L'ambiance est à son comble alors qu'il entonne son inoxydable succès, « La Blanche hermine », resituant utilement les frontières historiques et revendiquées de la Bretagne… Vive Fougères et Clisson !
« Bon, si je viens ici et que je ne chante pas celle que je vais chanter, maintenant... »
Enfin, le voici ce célèbre « Moulin de Guérande », titre de l'étape, très attendu, emblématique édifice dont les ailes surplombent les marais salants sentant bon l'iode chaude !
Puis il clame :
« Je crois qu'il y a une table installée au bas de la scène, s'il y en a qui veulent « des CD » !
Gilles s'amuse en se rendant compte du rendu phonétique aux accents morbides des mots qui constituent la phrase, mais : « Désolé, mais c'est la langue française ! »

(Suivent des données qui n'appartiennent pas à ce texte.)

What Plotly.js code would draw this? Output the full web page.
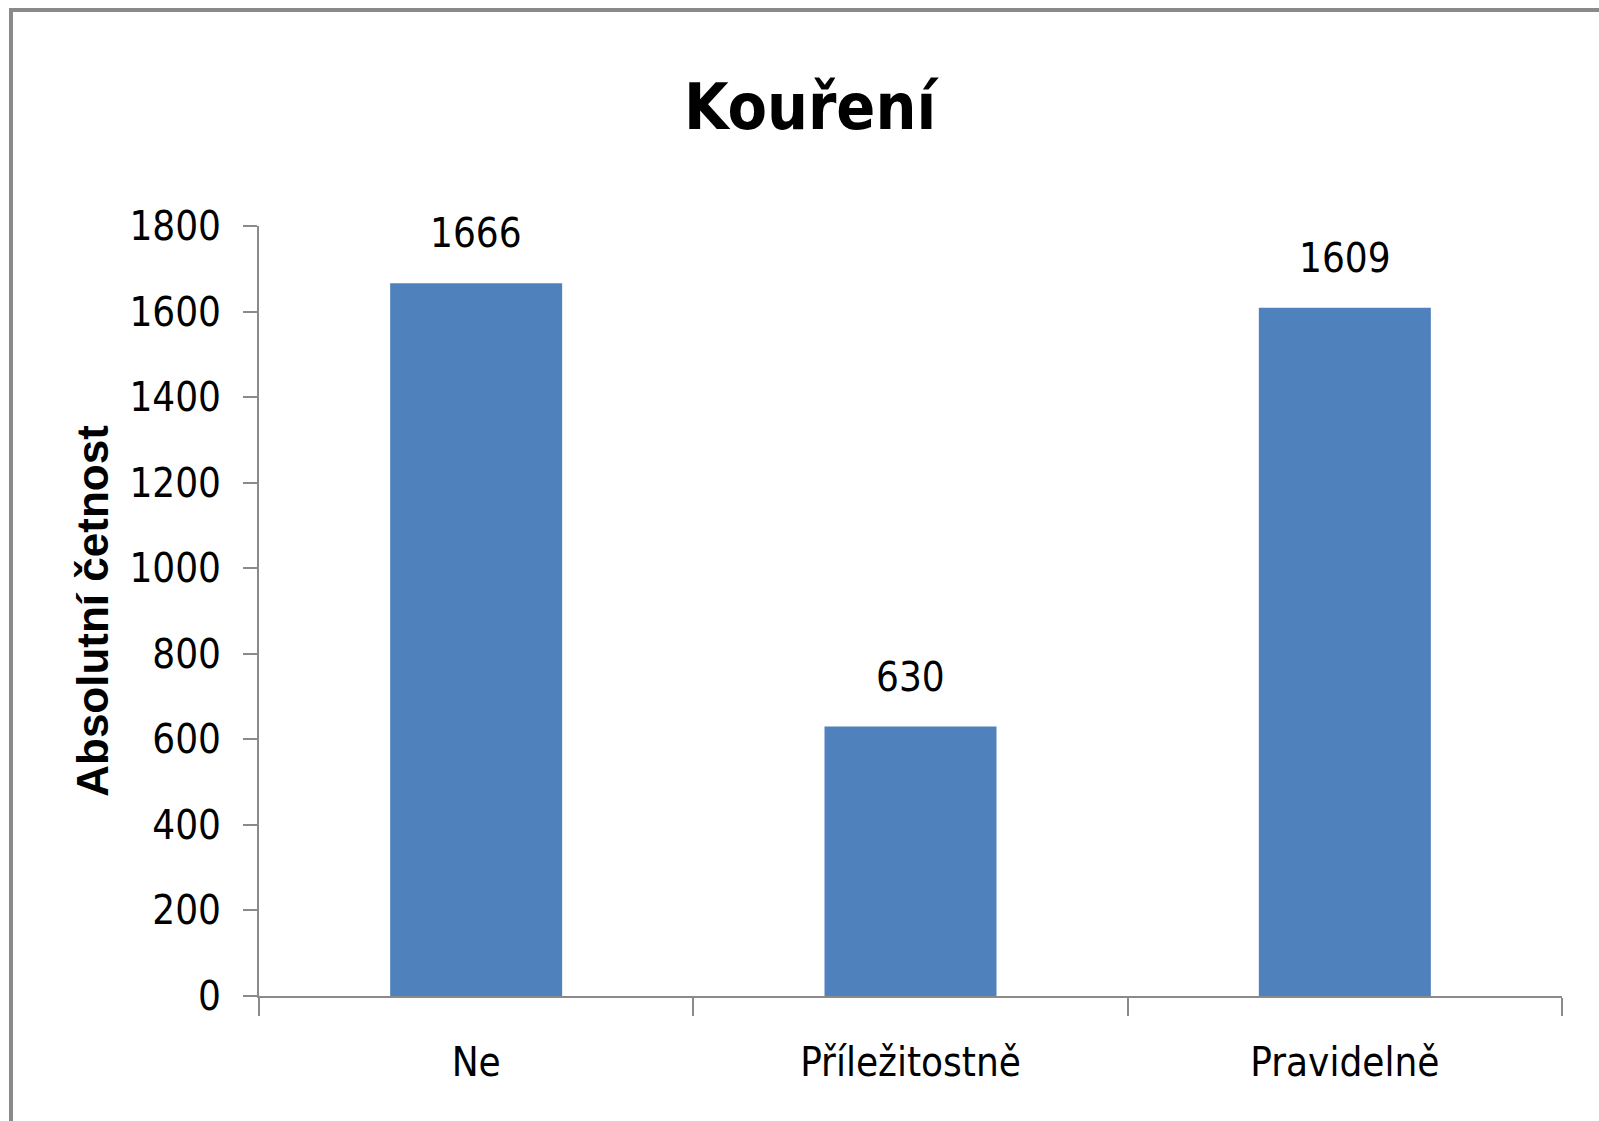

Il poursuit : « un bon festival ne saurait exister sans l'implication de ses bénévoles qui y sont pour beaucoup dans la réussite de ces festivités estivales ».
Le tour de chant s'achèvera donc par une chanson dédicace adressée à tous ces dockers de la scène et forçats de la restauration.
Nous garderons un excellent souvenir de l'élégant et pertinent passage de Gilles Servat aux Nuits Salines de Batz-sur-Mer, qui a su conquérir, une fois encore, le public grâce à sa verve coutumière, sa proximité, sa parfaite maîtrise de la scène et la qualité constante de ses lyriques compositions qui touchent nos âmes et consciences.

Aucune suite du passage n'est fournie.